Italy has generous parental leave policies that mandate that mothers must take five months of maternity leave and that at least one month should be before the birth of the child. Fathers can take up to 10 days of paternity leave in the five months immediately following the birth of their child. Parents also can take additional time off as their child grows. For example, all parents can choose to take up to six months off before their child turns three, and parents can opt to take five months away from work to spend with their children before they turn 12.

There is straight cash assistance, as well. The national Italian government has a child benefit that pays a monthly stipend to families in Italy based on the number of children they have, plus the parent’s income. Additionally, the Alto Adige province pays 200 euros per child each month until the child turns three.

According to The New York Times, experts say the province’s sustained and reliable financial commitment to families matters more than the short-term baby bonuses that Italy’s unstable national governments have favored for decades. “The difference is that it has a constant investment, over the years, unlike most national policies that are one-offs,” said Agnese Vitali, a demographer at the University of Trento. “Nobody plans to have children based on one-off policies.”

“If we don’t invest money in families, there is no future for any of us,” said Waltraud Deeg, a former province council member and an architect of some of its family policies. “The family is a long-term project, so policies need to be long term, too.”

It’s important to note that Bolzano has been implementing long-term family-friendly policies for years.

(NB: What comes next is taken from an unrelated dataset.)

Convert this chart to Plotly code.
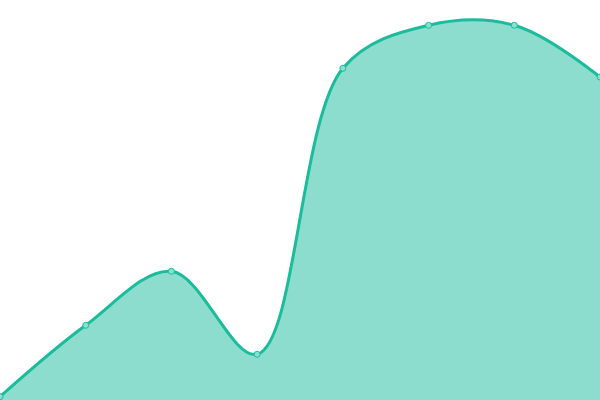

Other areas of the world, including other areas in Italy, have not been successful in reversing declining birth rates.

Taiwan has spent more than $3 billion trying to get its citizens to have more children. Austria lengthened its mandated maternity leave. Germany increased investment in child care and early education, and then, in 2013, affirmed that every child over the age of 1 had the right to a spot in a public day care. Other countries have tried direct payments to parents: Russia began offering a one-time sum of about $7,000 to families with more than two kids. In 2019, Hungary introduced a loan of around $30,000 to newlyweds. If they have three children, the loan is forgiven.

Neither the United States nor Utah is immune. In fact, Utah’s decline in fertility rates was the seventh-fastest in the nation, according to a 2022 report by the Kem C. Gardner Policy Institute. Utah now sits at 1.92 children per woman, below replacement levels. As Lois Collins reported for the Deseret News in 2021, many of our current social policies are rooted in taking care of the aging population, with little attention given to growing families.

Pam Perlich, then-director of demographic research for the Kem C. Gardner Policy Institute at the University of Utah, said, “Really, it comes down to support for young families and restructuring the institutions of work and home life in a way that younger people will feel economically secure in having more kids.”

The Utah Legislature has made some recent changes supporting Utah families, but it also killed a number of other family-friendly bills in the 2024 legislative session, including a proposed pilot program vetted during the interim and prioritized in budget requests to convert a vacant state building into a licensed child care center. One wonders if the now yearslong decline in Utah’s birth rate will inspire legislators to look for policy solutions, or if the decline will continue, as it has in other areas of the world.